▸ Goal
Retype the entries, please, from their first line to the line containing "y = d3.scaleLinear().domain([0, 50]).range([height", exactly and only those lines, minus the pictures.

BEGIN Input records

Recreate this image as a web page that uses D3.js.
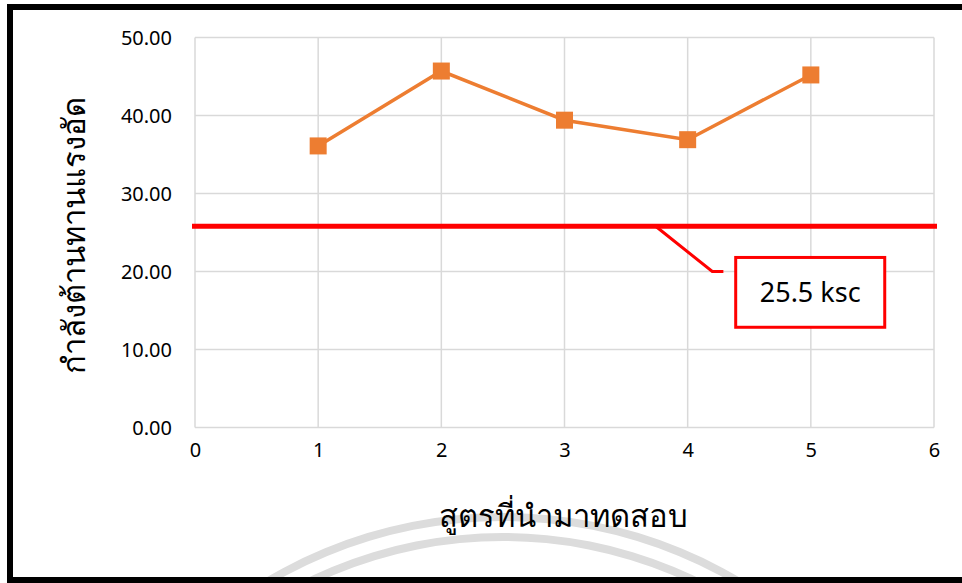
<!DOCTYPE html>
<html>
<head>
<meta charset="utf-8">
<script src="https://cdn.jsdelivr.net/npm/d3@7"></script>
<style>
	html, body { margin: 0; padding: 0; background: #fff; }
	svg { display: block; }
	text { font-family: "Noto Sans", "Open Sans", sans-serif; fill: #000; }
</style>
</head>
<body>
<svg id="chart" width="962" height="583"></svg>
<script>
;(() => {
	'use strict';

	// values
	const formulas = [1, 2, 3, 4, 5],
		strengths = [36.1, 45.7, 39.4, 36.9, 45.2],
		xTicks = [0, 1, 2, 3, 4, 5, 6],
		yTicks = [0, 10, 20, 30, 40, 50],
		limitValue = 25.8,
		limitLabel = '25.5 ksc',
		xTitle = 'สูตรที่นำมาทดสอบ',
		yTitle = 'กำลังต้านทานแรงอัด';

	const width = 962,
		height = 583,
		margin = {top: 37.5, right: 28, bottom: 155.5, left: 195},
		gridColor = '#d9d9d9',
		lineColor = '#ed7d31',
		limitColor = '#ff0000';

	const svg = d3.select('#chart');

	const x = d3.scaleLinear().domain([0, 6]).range([margin.left, width - margin.right]),
		y = d3.scaleLinear().domain([0, 50]).range([height - margin.bottom, margin.top]);

	// watermark arcs behind everything
	const arc = d3.arc().startAngle(-Math.PI / 2).endAngle(Math.PI / 2);
	const wm = svg.append('g').attr('transform', 'translate(503,980)');
	[463, 443].forEach((r) => {
		wm.append('path')
			.attr('d', arc({innerRadius: r - 4, outerRadius: r + 4}))
			.attr('fill', '#dcdcdc');
	});

	// gridlines
	svg.append('g')
		.selectAll('line.vgrid')
		.data(xTicks)
		.enter()
		.append('line')
		.attr('x1', (d) => x(d)).attr('x2', (d) => x(d))
		.attr('y1', y(0)).attr('y2', y(50))
		.attr('stroke', gridColor)
		.attr('stroke-width', 1.5);

	svg.append('g')
		.selectAll('line.hgrid')
		.data(yTicks)
		.enter()
		.append('line')
		.attr('x1', x(0)).attr('x2', x(6))
		.attr('y1', (d) => y(d)).attr('y2', (d) => y(d))
		.attr('stroke', gridColor)
		.attr('stroke-width', 1.5);

	// axes (labels only)
	const yAxis = svg.append('g')
		.attr('transform', `translate(${x(0) - 23},0)`)
		.call(d3.axisLeft(y).tickValues(yTicks).tickSize(0).tickFormat(d3.format('.2f')));
	const xAxis = svg.append('g')
		.attr('transform', `translate(0,${y(0) + 22})`)
		.call(d3.axisBottom(x).tickValues(xTicks).tickSize(0).tickFormat(d3.format('d')));
	[yAxis, xAxis].forEach((g) => {
		g.select('.domain').remove();
		g.selectAll('text')
			.style('font-size', '20px')
			.attr('fill', '#000');
	});
	yAxis.selectAll('text').attr('x', 0).attr('dy', '0.35em');
	xAxis.selectAll('text').attr('y', 0).attr('dy', '0.35em');

	// limit line
	svg.append('line')
		.attr('x1', x(0) - 3).attr('x2', x(6) + 3)
		.attr('y1', y(limitValue)).attr('y2', y(limitValue))
		.attr('stroke', limitColor)
		.attr('stroke-width', 5);

	// callout
	const leader = [[3.74, limitValue], [4.2, 20.0], [4.29, 20.0]];
	svg.append('path')
		.attr('d', d3.line().x((d) => x(d[0])).y((d) => y(d[1]))(leader))
		.attr('fill', 'none')
		.attr('stroke', limitColor)
		.attr('stroke-width', 3);

	const box = {x0: 4.39, x1: 5.6, y0: 21.8, y1: 12.85};
	svg.append('rect')
		.attr('x', x(box.x0)).attr('y', y(box.y0))
		.attr('width', x(box.x1) - x(box.x0))
		.attr('height', y(box.y1) - y(box.y0))
		.attr('fill', '#fff')
		.attr('stroke', limitColor)
		.attr('stroke-width', 3);
	svg.append('text')
		.attr('x', x((box.x0 + box.x1) / 2))
		.attr('y', y((box.y0 + box.y1) / 2))
		.attr('dy', '0.35em')
		.attr('text-anchor', 'middle')
		.style('font-size', '27px')
		.text(limitLabel);

	// series
	svg.append('path')
		.datum(formulas)
		.attr('d', d3.line().x((d) => x(d)).y((d, i) => y(strengths[i])))
		.attr('fill', 'none')
		.attr('stroke', lineColor)
		.attr('stroke-width', 3.5);

	svg.append('g')
		.selectAll('rect')
		.data(formulas)
		.enter()
		.append('rect')
		.attr('x', (d) => x(d) - 8.5)
		.attr('y', (d, i) => y(strengths[i]) - 8.5)
		.attr('width', 17).attr('height', 17)
		.attr('fill', lineColor);

	// titles
	svg.append('text')
		.attr('x', (x(0) + x(6)) / 2 - 1)
		.attr('y', 516)
		.attr('dy', '0.35em')
		.attr('text-anchor', 'middle')
		.style('font-size', '31px')
		.style('font-weight', 300)
		.text(xTitle);

	svg.append('text')
		.attr('transform', `translate(74,${(y(0) + y(50)) / 2 + 3}) rotate(-90)`)
		.attr('dy', '0.35em')
		.attr('text-anchor', 'middle')
		.style('font-size', '31px')
		.style('font-weight', 300)
		.text(yTitle);

	// frame
	svg.append('path')
		.attr('d', `M${width + 10},7 H10 V580 H${width + 10}`)
		.attr('fill', 'none')
		.attr('stroke', '#000')
		.attr('stroke-width', 6);
})();
</script>
</body>
</html>
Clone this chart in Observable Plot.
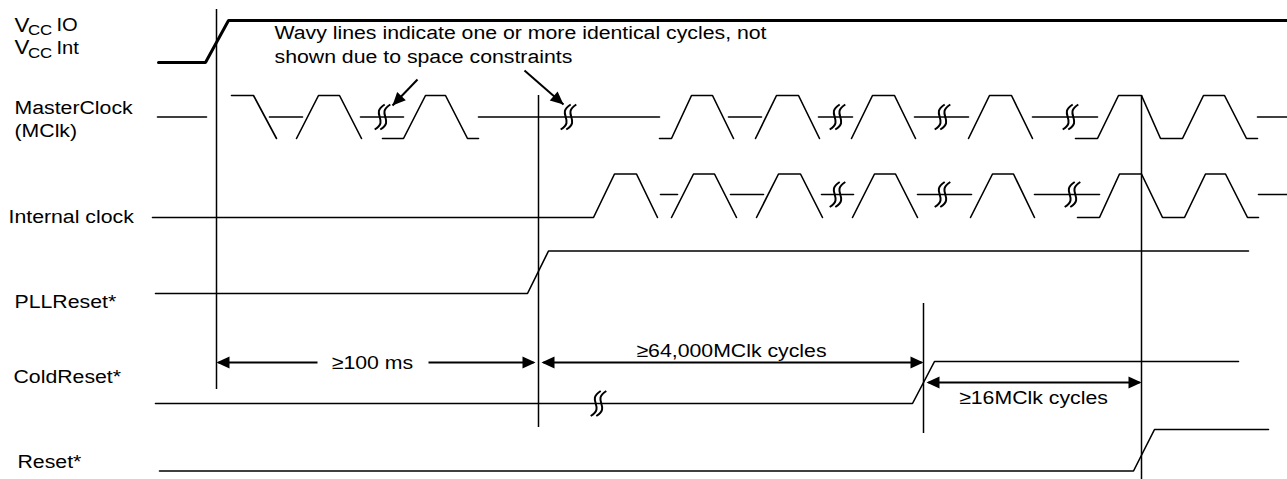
<!DOCTYPE html>
<html>
<head>
<meta charset="utf-8">
<script src="https://cdn.jsdelivr.net/npm/d3@7"></script>
<script src="https://cdn.jsdelivr.net/npm/@observablehq/plot@0.6"></script>
<style>
  html, body { margin: 0; padding: 0; background: #fff; overflow: hidden; }
  #chart svg { display: block; }
</style>
</head>
<body>
<div id="chart"></div>
<script>
// ---------------- DATA (time positions and logic levels) ----------------
const signalNames = ["MasterClock", "(MClk)", "Internal clock", "PLLReset*", "ColdReset*", "Reset*"];
const vccNames = [["V", "CC", "IO"], ["V", "CC", "Int"]];
const noteLines = ["Wavy lines indicate one or more identical cycles, not", "shown due to space constraints"];

// digital signals: [time, level]
const vccWave   = [[158, "L"], [205, "L"], [228, "H"], [1287, "H"]];
const pllWave   = [[155, "L"], [527, "L"], [548, "H"], [1248, "H"]];
const coldWave  = [[155, "L"], [912, "L"], [934, "H"], [1238, "H"]];
const resetWave = [[159, "L"], [1133, "L"], [1154, "H"], [1268, "H"]];

// clock signals: list of polyline pieces, each [time, level]; M = idle mid level
const mclkPieces = [
  [[157, "M"], [206, "M"]],
  [[231, "H"], [253, "H"], [276, "L"]],
  [[269, "M"], [302, "M"]],
  [[296, "L"], [318, "H"], [339, "H"], [361, "L"]],
  [[360, "M"], [403, "M"]],
  [[382, "L"], [403, "L"], [425, "H"], [445, "H"], [467, "L"], [478, "L"]],
  [[478, "M"], [659, "M"]],
  [[659, "L"], [671, "L"], [691, "H"], [712, "H"], [733, "L"]],
  [[728, "M"], [761, "M"]],
  [[755, "L"], [776, "H"], [798, "H"], [819, "L"]],
  [[818, "M"], [852, "M"]],
  [[851, "L"], [872, "H"], [894, "H"], [915, "L"]],
  [[914, "M"], [968, "M"]],
  [[968, "L"], [989, "H"], [1011, "H"], [1032, "L"]],
  [[1032, "M"], [1097, "M"]],
  [[1075, "L"], [1097, "L"], [1118, "H"], [1141, "H"], [1160, "L"], [1182, "L"], [1203, "H"], [1224, "H"], [1246, "L"], [1257, "L"]],
  [[1257, "M"], [1287, "M"]]
];
const iclkPieces = [
  [[152, "L"], [593, "L"], [614, "H"], [636, "H"], [657, "L"]],
  [[660, "M"], [677, "M"]],
  [[671, "L"], [693, "H"], [714, "H"], [736, "L"]],
  [[730, "M"], [763, "M"]],
  [[756, "L"], [778, "H"], [800, "H"], [822, "L"]],
  [[821, "M"], [853, "M"]],
  [[852, "L"], [874, "H"], [895, "H"], [917, "L"]],
  [[917, "M"], [971, "M"]],
  [[970, "L"], [992, "H"], [1013, "H"], [1034, "L"]],
  [[1034, "M"], [1099, "M"]],
  [[1077, "L"], [1099, "L"], [1119, "H"], [1141, "H"], [1162, "L"], [1184, "L"], [1205, "H"], [1225, "H"], [1247, "L"], [1258, "L"]],
  [[1258, "M"], [1287, "M"]]
];

// wavy-line (skipped cycles) positions per row
const wavyMclk = [382, 568, 837, 942, 1070];
const wavyIclk = [837, 942, 1072];
const wavyCold = [598];

// vertical reference times
const markerTimes = [216, 538, 923, 1141];

// timing intervals
const intervalFrom   = [216, 538, 923];
const intervalTo     = [538, 923, 1141];
const intervalLabels = ["\u2265100 ms", "\u226564,000MClk cycles", "\u226516MClk cycles"];

// ---------------- LAYOUT (rows, label placement, styles) ----------------
const FONT = '"Liberation Sans", Arial, Helvetica, sans-serif';
const rows = {
  vcc:   {H: 20, L: 62},
  mclk:  {H: 95, M: 116.5, L: 138},
  iclk:  {H: 173.5, M: 194, L: 217},
  pll:   {H: 250.5, L: 293},
  cold:  {H: 361, L: 403},
  reset: {H: 429, L: 470.5}
};
const labelPos = [[14, 113], [14, 136], [8, 222], [14, 307], [13, 382], [17, 467]];
const markerExtent = [[9, 389], [95, 427], [303, 433], [95, 479]];
const intervalY = [362, 362, 382];
const intervalLabelPos = [[372, 368], [731, 356], [1033, 403]];
const intervalGap = [[317, 428], null, null];
const noteArrows = [[[417, 79], [392, 105]], [[524, 70], [563, 104]]];

// ---------------- BUILD TABLES ----------------
function piecesToPoints(pieces, row, tag) {
  const out = [];
  pieces.forEach((p, i) => p.forEach(([t, lv]) => out.push({t, y: rows[row][lv], z: tag + i})));
  return out;
}
const thinLines = [
  ...piecesToPoints([pllWave], "pll", "pll"),
  ...piecesToPoints([coldWave], "cold", "cold"),
  ...piecesToPoints([resetWave], "reset", "reset"),
  ...piecesToPoints(mclkPieces, "mclk", "m"),
  ...piecesToPoints(iclkPieces, "iclk", "i")
];
const vccLine = piecesToPoints([vccWave], "vcc", "vcc");

const markers = markerTimes.map((t, i) => ({t, y1: markerExtent[i][0], y2: markerExtent[i][1]}));

const HEAD = 13;
const dimLinks = [];
const heads = [];
intervalFrom.forEach((f, i) => {
  const y = intervalY[i];
  const left = f + (i === 0 ? 0 : 3);
  const right = intervalTo[i] - (i === 0 ? 3 : 0);
  if (intervalGap[i]) {
    dimLinks.push({x1: left + 2, x2: intervalGap[i][0], y});
    dimLinks.push({x1: intervalGap[i][1], x2: right - 2, y});
  } else {
    dimLinks.push({x1: left + 2, x2: right - 2, y});
  }
  heads.push({x: left, y, r: 180});
  heads.push({x: right, y, r: 0});
});
const intervalText = intervalLabels.map((s, i) => ({s, x: intervalLabelPos[i][0], y: intervalLabelPos[i][1]}));

const noteLinks = noteArrows.map(([a, b]) => ({x1: a[0], y1: a[1], x2: b[0], y2: b[1]}));
noteArrows.forEach(([a, b]) => {
  heads.push({x: b[0], y: b[1], r: Math.atan2(b[1] - a[1], b[0] - a[0]) * 180 / Math.PI});
});

const wavies = [
  ...wavyMclk.map(t => ({t, y: rows.mclk.M})),
  ...wavyIclk.map(t => ({t, y: rows.iclk.M})),
  ...wavyCold.map(t => ({t, y: rows.cold.L}))
];

const labels = signalNames.map((s, i) => ({s, x: labelPos[i][0], y: labelPos[i][1]}));
const vccText = [];
vccNames.forEach(([v, sub, rest], i) => {
  const base = i === 0 ? 31 : 53.5;
  vccText.push({s: v, x: 14, y: base, size: 20});
  vccText.push({s: sub, x: 27.5, y: base + 3.5, size: 15});
  vccText.push({s: rest, x: 56, y: base - 0.5, size: 18});
});
const notes = noteLines.map((s, i) => ({s, x: 274, y: 38 + i * 24}));

// custom symbols
const arrowHead = {draw(ctx) { ctx.moveTo(0, 0); ctx.lineTo(-HEAD, -6); ctx.lineTo(-HEAD, 6); ctx.closePath(); }};
const wavySym = {draw(ctx) {
  for (const dx of [-2.8, 2.8]) {
    ctx.moveTo(dx + 5, -12.5);
    ctx.bezierCurveTo(dx - 10, -3, dx + 10, 3, dx - 5, 12.5);
  }
}};

// ---------------- PLOT ----------------
const chart = Plot.plot({
  width: 1287,
  height: 479,
  margin: 0,
  x: {domain: [0, 1287], range: [0, 1287], axis: null},
  y: {domain: [0, 479], range: [0, 479], axis: null},
  style: {fontFamily: FONT, background: "#fff", color: "#000"},
  marks: [
    Plot.ruleX(markers, {x: "t", y1: "y1", y2: "y2", stroke: "#000", strokeWidth: 1.5}),
    Plot.line(thinLines, {x: "t", y: "y", z: "z", stroke: "#000", strokeWidth: 1.6, strokeLinejoin: "miter"}),
    Plot.line(vccLine, {x: "t", y: "y", stroke: "#000", strokeWidth: 3, strokeLinejoin: "miter"}),
    Plot.link(dimLinks, {x1: "x1", x2: "x2", y1: "y", y2: "y", stroke: "#000", strokeWidth: 2}),
    Plot.link(noteLinks, {x1: "x1", y1: "y1", x2: "x2", y2: "y2", stroke: "#000", strokeWidth: 2}),
    Plot.dot(heads, {x: "x", y: "y", rotate: "r", symbol: arrowHead, fill: "#000", stroke: "none", r: 5}),
    Plot.dot(wavies, {x: "t", y: "y", symbol: wavySym, fill: "none", stroke: "#000", strokeWidth: 2, r: 5}),
    Plot.text(labels, {x: "x", y: "y", text: "s", textAnchor: "start", lineAnchor: "bottom", fontSize: 19, fill: "#000"}),
    Plot.text(vccText, {x: "x", y: "y", text: "s", textAnchor: "start", lineAnchor: "bottom", fontSize: d => d.size, fill: "#000"}),
    Plot.text(notes, {x: "x", y: "y", text: "s", textAnchor: "start", lineAnchor: "bottom", fontSize: 19, fill: "#000"}),
    Plot.text(intervalText, {x: "x", y: "y", text: "s", textAnchor: "middle", lineAnchor: "bottom", fontSize: 19, fill: "#000"})
  ]
});

// slight horizontal widening of the typeface, as in the reference drawing
chart.querySelectorAll("text").forEach(t => {
  const tr = t.getAttribute("transform");
  if (tr) t.setAttribute("transform", tr + " scale(1.12,1)");
});
document.getElementById("chart").appendChild(chart);
</script>
</body>
</html>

END Input records

▸ Completed task
Recreate this image as a web page that uses D3.js.
<!DOCTYPE html>
<html>
<head>
<meta charset="utf-8">
<script src="https://cdn.jsdelivr.net/npm/d3@7"></script>
<style>
	html, body { margin: 0; padding: 0; background: #fff; }
	svg { display: block; }
	text { font-family: "Noto Sans", "Open Sans", sans-serif; fill: #000; }
</style>
</head>
<body>
<svg id="chart" width="962" height="583"></svg>
<script>
;(() => {
	'use strict';

	// values
	const formulas = [1, 2, 3, 4, 5],
		strengths = [36.1, 45.7, 39.4, 36.9, 45.2],
		xTicks = [0, 1, 2, 3, 4, 5, 6],
		yTicks = [0, 10, 20, 30, 40, 50],
		limitValue = 25.8,
		limitLabel = '25.5 ksc',
		xTitle = 'สูตรที่นำมาทดสอบ',
		yTitle = 'กำลังต้านทานแรงอัด';

	const width = 962,
		height = 583,
		margin = {top: 37.5, right: 28, bottom: 155.5, left: 195},
		gridColor = '#d9d9d9',
		lineColor = '#ed7d31',
		limitColor = '#ff0000';

	const svg = d3.select('#chart');

	const x = d3.scaleLinear().domain([0, 6]).range([margin.left, width - margin.right]),
		y = d3.scaleLinear().domain([0, 50]).range([height - margin.bottom, margin.top]);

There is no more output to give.